Political Strategy for a Permanent Democratic Majority

GOP Whip’s Pandering to Racists Has Republicans Mumbling Lame Excuses

High among the reasons why Republicans don’t get votes from African Americans and others who have a distaste for bigotry is the disturbingly high tolerance too many Republican leaders have for the ugliest forms of racism. The latest example from a Political Bulletin e-blast:

Tuesday saw a substantial increase in the coverage of the controversy surrounding House Majority Whip Steve Scalise – following Monday’s revelation that in 2002 he spoke to an avowedly racist and anti-Semitic group founded by the Ku Klux Klan’s David Duke. All three network newscasts had reports on the developing story, and the controversy is front-page news in the New York Times and the Washington Post.
Most of Tuesday’s coverage portrayed Republicans, and especially the rest of the House Republican leadership, as steadfastly in support of Scalise continuing on in his position – despite the likelihood that the GOP’s efforts to appeal to minority voters will be undermined. Under the headline, “Boehner Stands By GOP Leader Who Spoke To Hate Group,” for example, USA Today reports that Speaker John Boehner characterized Scalise’s decision to speak at the 2002 event featuring conspiracies claiming that the government of Israel was responsible for 9/11 as an “error in judgment.” USA Today also reports that Scalise claims that he “does not recall the event.”
…Many reports indicate that Scalise’s claims that he did not know what group he was addressing, and that he now has no memory of speaking to the group, have been met with widespread skepticism. On Fox News’ Special Report, Rick Leventhal reported that “critics say it doesn’t pass the smell test,” and McClatchy reports that critics, including “influential conservative blogger” Erick Erickson of RedState, said Scalise’s “explanation that he was unaware…that he was speaking to a white supremacist group was a weak one.” Erickson wrote, “How the hell does somebody show up at a David Duke organized event in 2002 and claim ignorance?”
Indeed, according to Roll Call , “A 1999 Roll Call story revealed that Scalise was well-aware of David Duke’s politics, and he seemed to be courting Duke voters.” The Huffington Post added that in a “Monday night interview,” Duke himself “said it seemed a bit strange that Scalise – who had a friendly relationship with Duke’s campaign manager Kenny Knight, the EURO event’s organizer – claims he didn’t know what the group’s message was about.” Duke is quoted as saying, “It would seem to me, it would be likely that he would know.”
Notably, prominent conservatives are among the most vociferous critics of Scalise and Boehner’s defense of the GOP Whip.
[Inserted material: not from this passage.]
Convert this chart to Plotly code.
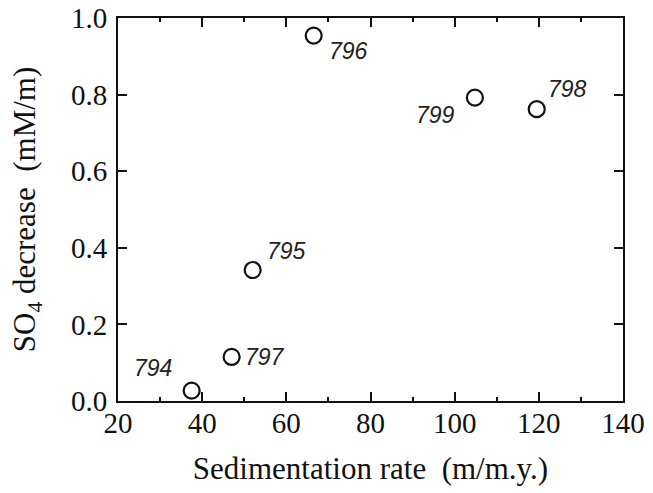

For instance, Matthew Boyle of Breitbart notes that conservative radio host Mark Levin and Fox News’ Sean Hannity both “are demanding a clean sweep of House GOP leadership, pushing for Boehner, [House Majority Leader Kevin] McCarthy, and Scalise to be removed.” Boyle also reports that Scalise’s “relationship with Duke’s top political hand, Kenneth Knight…last[ed] several years, and involved the top aide to the former KKK head actually campaigning for Scalise.” According to Boyle, “A top GOP aide with longtime ties to the Louisiana GOP delegation” says “rumors about Scalise’s close relationship with Duke’s top aide have been circling…at high levels in Louisiana for years.”

Not the first time a prominent Republican has been outed for flirting with overt racism. See Pauls, Ron and Rand, or even Reagan, Ron. Back then Republicans thought they could play footsie with racists and anti-semites under the radar. Those days are over and Scalise should have had the smarts to get a clue by 2002.